Ramazan bayramı yaklaşmaya devam ederken Ramazan ayı boyunca farklı saatlerde uyundu, yeme düzeni değişti ve metabolizma değişti. Bir ay oruç düzenine alışan bedeni yeni bir döneme alıştırmak gerekiyor. Sindirim sisteminin eski düzenine geri dönmesinde, birtakım basit diyet kurallarına uymanın adaptasyon sürecini hızlandıracağını söyleyen Liv Hospital Gastroenteroloji Uzmanı Yrd. Doç. Dr. Ekrem Aslan Ramazan ayı sonrası beslenme düzeni için önerilerde bulundu. İSTANBUL (İGFA) - Bayramın birinci günü uzun bir aradan sonra ilk kez yapılacak olan kahvaltıda yağlı ve hamur işi gıdaların tüketilmesi özellikle reflü hastalarında yakınmaların artmasına sebep olabilir. Bu yüzden kahvaltıda haşlanmış yumurta, az yağlı peynir, az yağlı yoğurt ve zeytin gibi proteinden zengin gıdaların ve salatalık, domates gibi çiğ sebzelerin tüketilmesi daha uygundur.
Gün içinde sıvı alımına dikkat edilmeli ve günlük iki litreden daha az olmamak kaydıyla su tüketilmelidir.
Reflü hastalarını bekleyen bir başka problem de bayramın ismiyle özdeşleşen şekerleme tüketiminde artıştır.
Dikkat edilmesi gereken aşırı şekerleme tüketilmesinden kaçınılması ve çikolata içeren şekerlerden uzak durulmasıdır.
Bayram ziyaretlerinde bolca ikram edilen ve hemen her evde yapılan baklava, kadayıf, şöbiyet gibi yağlı-şerbetli tatlıların aşırı tüketimi de reflü veya gastrit tanısı olan hastalarda gün içinde mide yanması, mide ekşimesi, şişkinlik ve karın ağrısına neden olabilir.
Şerbetli tatlıları bir öğünden daha fazla tüketmemek, porsiyonları küçük tutmak veya şerbetli tatlılar yerine sütlü hafif tatlıların tercih edilmesi mide şikayetlerini minimuma indirecektir.

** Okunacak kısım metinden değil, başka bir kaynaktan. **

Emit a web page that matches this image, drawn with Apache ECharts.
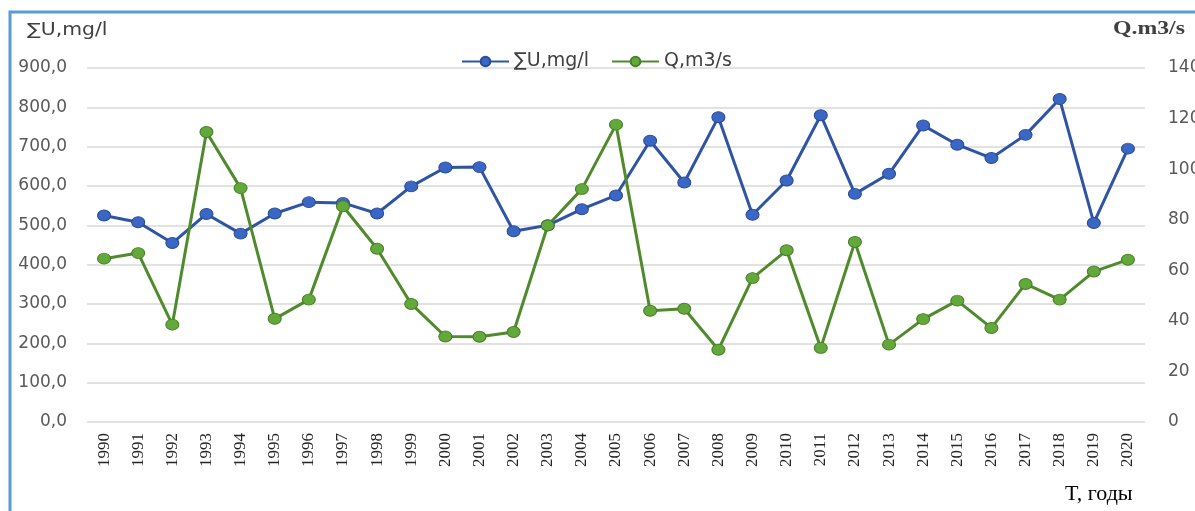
<!DOCTYPE html>
<html>
<head>
<meta charset="utf-8">
<script src="https://cdn.jsdelivr.net/npm/echarts@6/dist/echarts.min.js"></script>
<style>
  html, body { margin: 0; padding: 0; background: #fff; }
  #chart { width: 1195px; height: 511px; }
</style>
</head>
<body>
<div id="chart"></div>
<script>
const years = ['1990', '1991', '1992', '1993', '1994', '1995', '1996', '1997', '1998', '1999',
  '2000', '2001', '2002', '2003', '2004', '2005', '2006', '2007', '2008', '2009',
  '2010', '2011', '2012', '2013', '2014', '2015', '2016', '2017', '2018', '2019', '2020']

// ∑U, mg/l (left axis)
const sumU = [525, 508, 455, 529, 479, 530, 559, 557, 530, 599,
  647, 648, 485, 500, 541, 576, 715, 609, 775, 527,
  614, 780, 580, 631, 754, 705, 671, 730, 821, 506, 695]

// Q, m3/s (right axis)
const flowQ = [64.6, 66.8, 38.5, 114.7, 92.5, 40.8, 48.4, 85.3, 68.5, 46.7,
  33.8, 33.7, 35.6, 77.7, 92.1, 117.6, 44.0, 44.8, 28.6, 56.9,
  67.9, 29.3, 71.2, 30.6, 40.7, 48.0, 37.2, 54.6, 48.4, 59.5, 64.2]

const leftTicks = { min: 0, max: 900, interval: 100 }
const rightTicks = { min: 0, max: 140, interval: 20 }

const chart = echarts.init(document.getElementById('chart'))

const sansFont = '"DejaVu Sans", "Noto Sans", sans-serif'
const serifFont = '"Liberation Serif", "DejaVu Serif", serif'

chart.setOption({
  animation: false,
  // labels of the right axis run off the edge in the original, so no auto fitting
  grid: { left: 87, right: 50, top: 68, bottom: 89, outerBoundsMode: 'none' },
  legend: {
    left: 456,
    top: 47,
    itemWidth: 47,
    itemHeight: 12,
    itemGap: 22,
    textStyle: { color: '#404040', fontSize: 19, fontFamily: sansFont },
    data: ['∑U,mg/l', 'Q,m3/s'],
  },
  graphic: [
    {
      type: 'rect',
      shape: { x: 10, y: 12, width: 1240, height: 560 },
      style: { fill: 'none', stroke: '#5b9bd5', lineWidth: 3 },
      silent: true,
    },
    {
      type: 'text',
      x: 27,
      y: 22,
      scaleX: 1.2,
      style: { text: '∑U,mg/l', fill: '#404040', font: '17px ' + sansFont },
    },
    {
      type: 'text',
      x: 1113,
      y: 20,
      scaleX: 1.25,
      style: { text: 'Q.m3/s', fill: '#404040', font: 'bold 19px ' + serifFont },
    },
    {
      type: 'text',
      x: 1065,
      y: 483,
      style: { text: 'T, годы', fill: '#000', font: '22px ' + serifFont },
    },
  ],
  xAxis: {
    type: 'category',
    data: years,
    boundaryGap: true,
    axisLine: { show: false },
    axisTick: { show: false },
    axisLabel: {
      rotate: 90,
      margin: 11,
      color: '#262626',
      fontSize: 17,
      fontFamily: serifFont,
    },
  },
  yAxis: [
    {
      type: 'value',
      min: leftTicks.min,
      max: leftTicks.max,
      interval: leftTicks.interval,
      axisLine: { show: false },
      axisTick: { show: false },
      axisLabel: {
        margin: 20,
        color: '#595959',
        fontSize: 17,
        fontFamily: sansFont,
        formatter: (v) => v.toFixed(1).replace('.', ','),
      },
      splitLine: { lineStyle: { color: '#d9d9d9', width: 1.5 } },
    },
    {
      type: 'value',
      min: rightTicks.min,
      max: rightTicks.max,
      interval: rightTicks.interval,
      axisLine: { show: false },
      axisTick: { show: false },
      splitLine: { show: false },
      axisLabel: {
        margin: 23,
        color: '#595959',
        fontSize: 17,
        fontFamily: sansFont,
      },
    },
  ],
  series: [
    {
      name: '∑U,mg/l',
      type: 'line',
      yAxisIndex: 0,
      data: sumU,
      symbol: 'circle',
      symbolSize: [13, 11],
      lineStyle: { color: '#2f54a3', width: 3 },
      itemStyle: { color: '#3a67c4', borderColor: '#2a4c96', borderWidth: 1 },
    },
    {
      name: 'Q,m3/s',
      type: 'line',
      yAxisIndex: 1,
      data: flowQ,
      symbol: 'circle',
      symbolSize: [13, 11],
      lineStyle: { color: '#4f8a2c', width: 3 },
      itemStyle: { color: '#62a83a', borderColor: '#487f28', borderWidth: 1 },
    },
  ],
})
</script>
</body>
</html>
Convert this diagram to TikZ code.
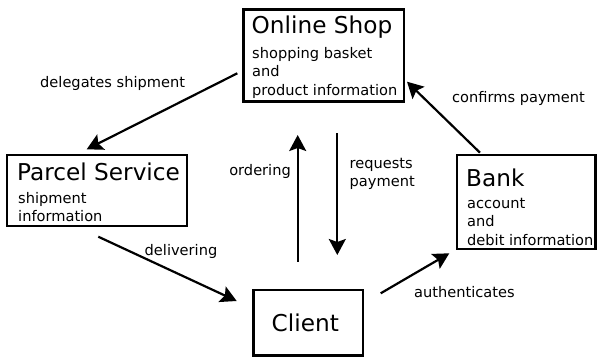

Ana öğünlerde veya tatlı yenilen ara öğünlerde gazlı ve asitli içecek tüketiminden kaçmak geleneksel ev yapımı limonata veya şerbet içilmesi de özellikle reflü hastalarında mide yakınmalarını en aza indirecektir.
Sigara içenler Ramazan ayında daha az sigara tükettiklerinden bazı reflü hastalarında Ramazan ayı boyunca daha az reflü şikayeti gelişir, bayram ve sonrasında da daha az sigara içmek hatta mümkünse sigarayı tamamen bırakmak daha az reflü şikayeti oluşturur.
Sık sık ve küçük porsiyonlar halinde beslenmek, zeytinyağlı gıda ve özellikle öğle yemeklerinde çorba içmek ve salata tüketmek hazmı kolaylaştırarak sindirim sistemimizin daha düzenli çalışmasına yardımcı olur.
Akşam yemeklerinde ağır yemeklerden kaçınılarak az yağlı, az baharatlı, az salçalı klasik Türk tencere yemeklerinin tüketilmesi sindirim sorunu olanlarda tercih edilmesi gereken beslenme şeklidir.
Meyve tüketilecek ise daha aktif ve hareketli olunan öğlen ve ikindi vakitlerinde karpuz, kavun, üzüm ve kiraz gibi yazın bol bulunan ve diğer meyvelere oranla daha az sindirim sistemi yakınmasına yol açan meyvelerin tüketilmesi daha uygundur.
Gün sonunda uykuya geçmeden üç ila dört saat önce beslenmeyi sonlandırarak mide boşalmış bir şekilde uyumak sindirim sistemimizi korumaya ve daha az şikayet gelişmesine yardımcı olur.